We're doing an re.split()
, but with retention parentheses so that whatever pattern we split on gets kept as well. The pattern for all the field names is the same, e.g. "Applies to versions:"
( # retain split pattern match
[A-Z] # starts with a capital letter
[a-z ]+ # continues with lower case letters and spaces
: # a colon marks the end of the field name
)
When we do the re.split()
, the string actually begins with a pattern match which causes re.split()
to return an empty field ahead of the first item, thus the re.split(...)[1:]
to toss that first empty item.

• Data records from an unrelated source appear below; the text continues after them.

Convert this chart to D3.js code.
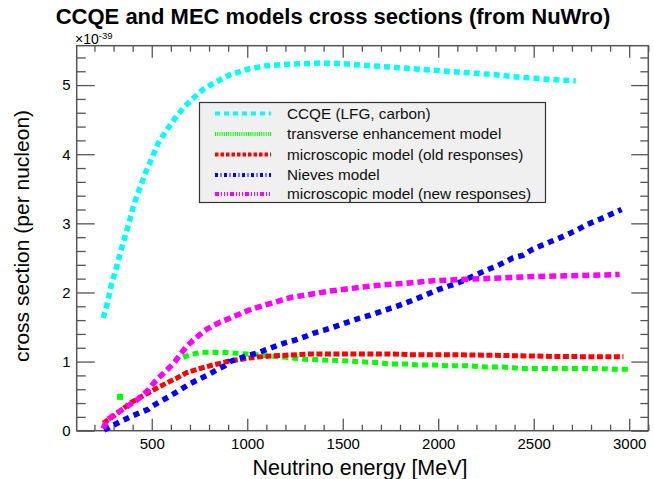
<!DOCTYPE html>
<html><head><meta charset="utf-8">
<script src="https://cdn.jsdelivr.net/npm/d3@7"></script>
<style>body{margin:0;background:#fff}svg{display:block}text{font-family:"Liberation Sans",Arial,sans-serif}</style>
</head><body><svg id="c" width="654" height="479"></svg>
<script>
// ---- data (cross section in units of 1e-39, energy in MeV) ----
const ccqeE = [246,267,290,316,337,360,382,403,421,447,470,500,534,578,622,665,717,770,840,909,1000,1100,1200,1300,1400,1500,1600,1700,1800,1900,2000,2100,2200,2300,2400,2500,2600,2720];
const ccqeV = [1.63,1.84,2.13,2.37,2.59,2.81,3.02,3.24,3.39,3.58,3.75,3.94,4.16,4.35,4.52,4.67,4.81,4.94,5.05,5.15,5.23,5.28,5.30,5.31,5.32,5.31,5.29,5.27,5.25,5.23,5.21,5.19,5.17,5.15,5.12,5.10,5.08,5.06];

const teE = [665,700,752,805,857,901,945,997,1049,1119,1215,1276,1328,1424,1529,1573,1642,1695,1738,1843,1886,1974,2052,2148,2253,2340,2445,2550,2650,2760,2847,2899,3004];
const teV = [1.06,1.10,1.13,1.135,1.13,1.13,1.12,1.11,1.10,1.08,1.06,1.04,1.03,1.02,1.01,1.0,0.99,0.985,0.965,0.965,0.95,0.95,0.94,0.94,0.92,0.92,0.90,0.90,0.90,0.90,0.90,0.89,0.89];
const teOutE = [334];
const teOutV = [0.49];

const oldE = [246,290,334,386,438,490,543,586,630,683,752,805,857,909,962,1031,1119,1224,1328,1433,1538,1642,1747,1852,2000,2200,2400,2600,2800,2970];
const oldV = [0.11,0.19,0.28,0.40,0.48,0.56,0.64,0.70,0.76,0.84,0.90,0.94,0.975,1.01,1.03,1.06,1.08,1.095,1.11,1.11,1.11,1.11,1.11,1.10,1.10,1.095,1.085,1.075,1.07,1.07];

const nievesE = [250,334,403,482,500,543,595,648,700,752,796,840,883,909,997,1058,1154,1197,1250,1302,1345,1398,1442,1494,1590,1642,1695,1738,1782,1869,1913,2000,2052,2096,2131,2218,2267,2305,2392,2445,2497,2593,2637,2685,2724,2777,2872,2960];
const nievesV = [0.01,0.13,0.22,0.31,0.35,0.42,0.50,0.59,0.68,0.75,0.81,0.88,0.94,1.0,1.08,1.13,1.23,1.27,1.31,1.36,1.41,1.45,1.49,1.54,1.63,1.67,1.72,1.76,1.80,1.89,1.94,2.04,2.09,2.13,2.17,2.28,2.34,2.38,2.50,2.54,2.63,2.74,2.79,2.85,2.90,2.98,3.09,3.20];

const newE = [246,264,302,365,421,482,517,534,595,622,648,683,717,752,778,814,857,901,945,1005,1049,1093,1136,1180,1232,1302,1389,1433,1520,1607,1712,1817,1974,2148,2323,2497,2672,2950];
const newV = [0.03,0.15,0.23,0.34,0.44,0.59,0.71,0.76,0.92,1.0,1.10,1.22,1.31,1.39,1.45,1.51,1.57,1.62,1.67,1.74,1.78,1.82,1.85,1.89,1.93,1.96,2.0,2.02,2.05,2.08,2.11,2.13,2.17,2.19,2.21,2.23,2.24,2.26];

const seriesNames = ["CCQE (LFG, carbon)","transverse enhancement model","microscopic model (old responses)","Nieves model","microscopic model (new responses)"];
const seriesColors = ["#00ffff","#00ff00","#ff0000","#0000ff","#ff00ff"];
const xMajor = [500,1000,1500,2000,2500,3000];
const yMajor = [0,1,2,3,4,5];
const title = "CCQE and MEC models cross sections (from NuWro)";
const xTitle = "Neutrino energy [MeV]";
const yTitle = "cross section (per nucleon)";

// ---- drawing ----
const svg = d3.select("#c");
const L = 76.7, R = 648.3, T = 45.7, B = 430.7;
const x = d3.scaleLinear().domain([107, 3100]).range([L, R]);
const y = d3.scaleLinear().domain([0, 5.57]).range([B, T]);

const xMinor = d3.range(200, 3101, 100).filter(v => v % 500 !== 0);
const yMinor = d3.range(0, 5.57, 0.2).map(v => +v.toFixed(1)).filter(v => Math.abs(v - Math.round(v)) > 1e-6);

const axCol = "#555";
function styleAxis(g){ g.select(".domain").remove(); g.selectAll("line").attr("stroke", axCol).attr("stroke-width", 1.3); }

// minor ticks
svg.append("g").attr("transform",`translate(0,${B})`).call(d3.axisBottom(x).tickValues(xMinor).tickSize(-6).tickFormat("")).call(styleAxis);
svg.append("g").attr("transform",`translate(0,${T})`).call(d3.axisTop(x).tickValues(xMinor).tickSize(-6).tickFormat("")).call(styleAxis);
svg.append("g").attr("transform",`translate(${L},0)`).call(d3.axisLeft(y).tickValues(yMinor).tickSize(-9).tickFormat("")).call(styleAxis);
svg.append("g").attr("transform",`translate(${R},0)`).call(d3.axisRight(y).tickValues(yMinor).tickSize(-8).tickFormat("")).call(styleAxis);
// major ticks
const gx = svg.append("g").attr("transform",`translate(0,${B})`).call(d3.axisBottom(x).tickValues(xMajor).tickSize(-12).tickPadding(8).tickFormat(d3.format("d"))).call(styleAxis);
svg.append("g").attr("transform",`translate(0,${T})`).call(d3.axisTop(x).tickValues(xMajor).tickSize(-12).tickFormat("")).call(styleAxis);
const gy = svg.append("g").attr("transform",`translate(${L},0)`).call(d3.axisLeft(y).tickValues(yMajor).tickSize(-18).tickPadding(6).tickFormat(d3.format("d"))).call(styleAxis);
svg.append("g").attr("transform",`translate(${R},0)`).call(d3.axisRight(y).tickValues(yMajor).tickSize(-17).tickFormat("")).call(styleAxis);
[gx, gy].forEach(g => g.selectAll("text").attr("fill","#000").style("font-size","15px").style("font-family","'Liberation Sans',Arial,sans-serif"));

// frame
svg.append("rect").attr("x",L).attr("y",T).attr("width",R-L).attr("height",B-T).attr("fill","none").attr("stroke",axCol).attr("stroke-width",1.5);

const line = d3.line().x(d => x(d[0])).y(d => y(d[1]));
const zip = (a,b) => a.map((v,i) => [v,b[i]]);
const plotSeries = [
  {E: ccqeE, V: ccqeV, dash: "6,4", w: 5.5},
  {E: teE, V: teV, dash: "6,4", w: 5},
  {E: oldE, V: oldV, dash: "6,2.5", w: 5},
  {E: nievesE, V: nievesV, dash: "6,5", w: 5.5},
  {E: newE, V: newV, dash: "7,4", w: 5.5}
];
plotSeries.forEach((s,i) => {
  svg.append("path").attr("d", line(zip(s.E, s.V))).attr("fill","none")
    .attr("stroke", seriesColors[i]).attr("stroke-width", s.w).attr("stroke-dasharray", s.dash);
});
svg.selectAll(".out").data(zip(teOutE, teOutV)).join("rect")
  .attr("x", d => x(d[0]) - 3).attr("y", d => y(d[1]) - 3).attr("width", 6).attr("height", 6).attr("fill", seriesColors[1]);

// legend
const lg = svg.append("g");
lg.append("rect").attr("x",199.5).attr("y",102.5).attr("width",346).attr("height",100).attr("fill","#f0f0f0").attr("stroke","#333").attr("stroke-width",1.2);
const legDash = ["5,4","1,1.2","3.5,2","3,2.5,1,2.5","4,2,1,2,1,2,1,2"];
const legY = [113.5,134,154.5,175,194];
seriesNames.forEach((n,i) => {
  lg.append("line").attr("x1",215).attr("x2",271).attr("y1",legY[i]).attr("y2",legY[i])
    .attr("stroke",seriesColors[i]).attr("stroke-width",4).attr("stroke-dasharray",legDash[i]);
  lg.append("text").attr("x",287).attr("y",legY[i]).attr("dy","0.35em").style("font-size","15.3px").attr("fill","#111").text(n);
});

// titles
svg.append("text").attr("x",333).attr("y",24).attr("text-anchor","middle").style("font-size","22px").style("font-weight","bold").text(title);
svg.append("text").attr("x",360).attr("y",475).attr("text-anchor","middle").style("font-size","21.5px").text(xTitle);
svg.append("text").attr("transform","translate(29,236) rotate(-90)").attr("text-anchor","middle").style("font-size","21px").text(yTitle);
const ex = svg.append("text").attr("x",75).attr("y",44).style("font-size","14px");
ex.append("tspan").text("\u00d710");
ex.append("tspan").attr("dy",-5).style("font-size","9.5px").text("-39");
</script></body></html>
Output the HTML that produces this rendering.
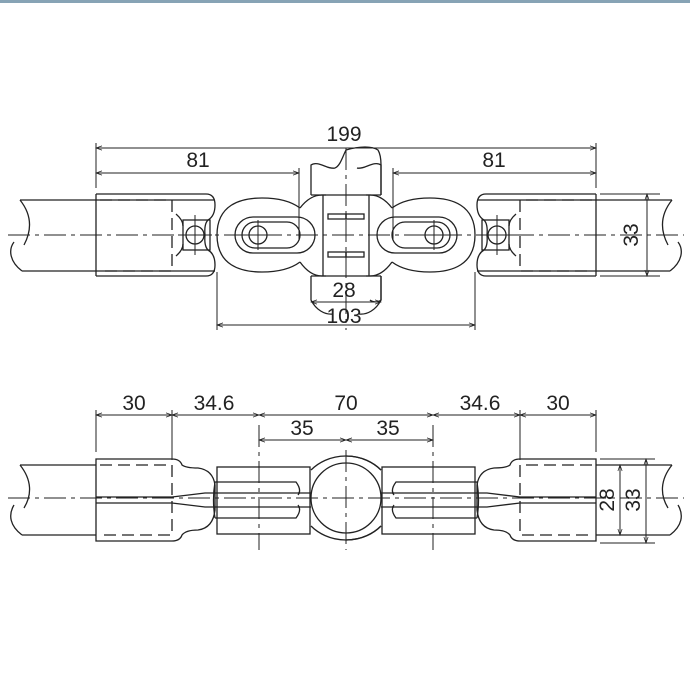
<!DOCTYPE html>
<html><head><meta charset="utf-8"><style>
html,body{margin:0;padding:0;background:#fff;}
svg{display:block;}
text{font-family:"Liberation Sans",Arial,sans-serif;font-size:21px;fill:#222;}
</style></head><body>
<svg width="690" height="689" viewBox="0 0 690 689" xmlns="http://www.w3.org/2000/svg">
<defs>
<marker id="a" viewBox="0 0 10 10" refX="10" refY="5" markerWidth="8" markerHeight="6" orient="auto-start-reverse" markerUnits="userSpaceOnUse"><path d="M0,1.5 L10,5 L0,8.5" fill="none" stroke="#222" stroke-width="1.2"/></marker>
<g id="topL" fill="none" stroke="#222" stroke-width="1.3">
  <!-- pipe -->
  <path d="M20,200 H215 M22,271 H215"/>
  <path d="M20,200 C32,215 32,230 24,245 M22,271 C10,262 8,250 14,242"/>
  <!-- sleeve -->
  <path d="M96,194 H206 Q215,194 215,205 Q215,216 208,220 M96,276 H206 Q215,276 215,265 Q215,254 208,250 M96,194 V276"/>
  <path d="M208,220 Q204,224 205,235 Q204,246 208,250" />
  <path d="M100,200 H172 V271 H100" stroke-dasharray="12,6"/>
  <rect x="183" y="220" width="27" height="30"/>
  <circle cx="195" cy="235" r="9"/>
  <path d="M176,214 Q183,220 183,226 M176,256 Q183,250 183,244"/>
  <!-- lug -->
  <path d="M217,235 C217,205 240,198 262,198 C280,198 292,202 300,208 M217,235 C217,265 240,272 262,272 C280,272 292,268 300,262"/>
  <path d="M300,208 Q310,195 322,195 H326 M300,262 Q310,276 322,276 H326"/>
  <rect x="235" y="217" width="80" height="36" rx="18"/>
  <rect x="242" y="222" width="58" height="26" rx="13"/>
  <circle cx="258" cy="235" r="9"/>
  <!-- center block half -->
  <path d="M323,195 V276 M311,195 H346 M311,276 H346 M311,195 V165 C318,160 328,170 335,168"/>
  <path d="M311,276 V300 C316,310 325,315 333,314"/>
  <rect x="328" y="214" width="18" height="5"/>
  <rect x="328" y="252" width="18" height="5"/>
</g>
<g id="botL" fill="none" stroke="#222" stroke-width="1.3">
  <path d="M20,465 H96 M22,535 H96"/>
  <path d="M20,465 C32,480 32,495 24,508 M22,535 C10,526 8,515 14,505"/>
  <path d="M96,459 H172 Q180,459 182,465 Q186,468 198,468 Q213,470 215,485 V510 Q213,528 198,530 Q186,530 182,535 Q180,541 172,541 H96 Z"/>
  <path d="M100,465 H172 V535 H100" stroke-dasharray="12,6"/>
  <path d="M96,497 H172 L205,493 L300,493 M96,503 H172 L205,507 L300,507"/>
  <rect x="217" y="467" width="93" height="67"/>
  <path d="M215,482 H296 Q302,490 298,495 M215,518 H296 Q302,510 298,505 M215,482 Q212,500 215,518"/>
  <path d="M298,493 H311 M298,507 H311"/>
  <path d="M346,456 C330,456 318,463 311,470 M346,540 C330,540 318,533 311,526"/>
</g>
</defs>
<rect x="0" y="0" width="690" height="3" fill="#87a3b5"/>
<use href="#topL"/>
<use href="#topL" transform="translate(692,0) scale(-1,1)"/>
<use href="#botL"/>
<use href="#botL" transform="translate(692,0) scale(-1,1)"/>
<g fill="none" stroke="#222" stroke-width="1.3">
  <path d="M335,168 C340,166 342,158 346,150 M346,150 C360,146 372,146 378,150 Q381,155 381,165 V195 M381,276 V300 C378,303 372,302 370,300"/>
  <circle cx="346" cy="498" r="35"/>
  <path d="M346,456 C362,456 374,463 381,470 M346,540 C362,540 374,533 381,526"/>
</g>
<!-- centerlines -->
<g stroke="#222" stroke-width="1" stroke-dasharray="22,5,4,5" fill="none">
  <path d="M8,235 H684"/>
  <path d="M8,498 H684"/>
  <path d="M346,148 V330"/>
  <path d="M346,450 V550"/>
  <path d="M259,425 V550"/>
  <path d="M433,425 V550"/>
</g>
<g stroke="#222" stroke-width="1" fill="none">
  <path d="M195,215 V255 M178,235 H212 M258,220 V250 M242,235 H274"/>
  <path d="M497,215 V255 M480,235 H514 M434,220 V250 M418,235 H450"/>
</g>
<!-- dimensions top -->
<g stroke="#222" stroke-width="1" fill="none">
  <path d="M96,143 V188 M596,143 V188"/>
  <path d="M96,148 H596" marker-start="url(#a)" marker-end="url(#a)"/>
  <path d="M96,173 H299" marker-start="url(#a)" marker-end="url(#a)"/>
  <path d="M299,168 V240 M393,168 V240"/>
  <path d="M393,173 H596" marker-start="url(#a)" marker-end="url(#a)"/>
  <path d="M600,194 H660 M600,276 H660"/>
  <path d="M647,194 V276" marker-start="url(#a)" marker-end="url(#a)"/>
  <path d="M311,302 H381" marker-start="url(#a)" marker-end="url(#a)"/>
  <path d="M217,272 V330 M475,272 V330"/>
  <path d="M217,325 H475" marker-start="url(#a)" marker-end="url(#a)"/>
</g>
<text x="344" y="141" text-anchor="middle">199</text>
<text x="198" y="167" text-anchor="middle">81</text>
<text x="494" y="167" text-anchor="middle">81</text>
<text x="344" y="297" text-anchor="middle">28</text>
<text x="344" y="323" text-anchor="middle">103</text>
<text transform="translate(638,235) rotate(-90)" text-anchor="middle">33</text>
<!-- dimensions bottom -->
<g stroke="#222" stroke-width="1" fill="none">
  <path d="M96,410 V452 M172,410 V460 M520,410 V460 M596,410 V452"/>
  <path d="M96,415 H172" marker-start="url(#a)" marker-end="url(#a)"/>
  <path d="M172,415 H259" marker-start="url(#a)" marker-end="url(#a)"/>
  <path d="M259,415 H433" marker-start="url(#a)" marker-end="url(#a)"/>
  <path d="M433,415 H520" marker-start="url(#a)" marker-end="url(#a)"/>
  <path d="M520,415 H596" marker-start="url(#a)" marker-end="url(#a)"/>
  <path d="M259,440 H346" marker-start="url(#a)" marker-end="url(#a)"/>
  <path d="M346,440 H433" marker-start="url(#a)" marker-end="url(#a)"/>
  <path d="M600,459 H655 M600,543 H655"/>
  <path d="M620,465 V535" marker-start="url(#a)" marker-end="url(#a)"/>
  <path d="M646,459 V543" marker-start="url(#a)" marker-end="url(#a)"/>
</g>
<text x="134" y="410" text-anchor="middle">30</text>
<text x="214" y="410" text-anchor="middle">34.6</text>
<text x="346" y="410" text-anchor="middle">70</text>
<text x="480" y="410" text-anchor="middle">34.6</text>
<text x="558" y="410" text-anchor="middle">30</text>
<text x="302" y="435" text-anchor="middle">35</text>
<text x="388" y="435" text-anchor="middle">35</text>
<text transform="translate(614,500) rotate(-90)" text-anchor="middle">28</text>
<text transform="translate(640,500) rotate(-90)" text-anchor="middle">33</text>
</svg>
</body></html>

We now have a list of field names and field bodies which we walk in pairs using an iterator.
Upvotes: 2
Reputation: 363486
Since the fields are fixed, split on the fields instead of whitespace:
>>> fields = [
... "Platforms: ",
... "Applies to versions: ",
... "Upgrades to: ",
... "Severity: ",
... "Categories: ",
... "Abstract: ",
... ]
>>> import re
>>> for k,v in zip(fields, re.split("|".join(fields), s)[1:]):
... print(k + v)
...
Platforms: Linux
Applies to versions: 10.0
Upgrades to: 10.0
Severity: 10 - High Impact/High Probability of Occurrence
Categories: Availability, Compatibility, Data, Function, Performance, Security Vulnerability (Sec/Int), Serviceability, Usability
Abstract: SqlGuard Patch 10.0p4052 Sniffer Update
Upvotes: 2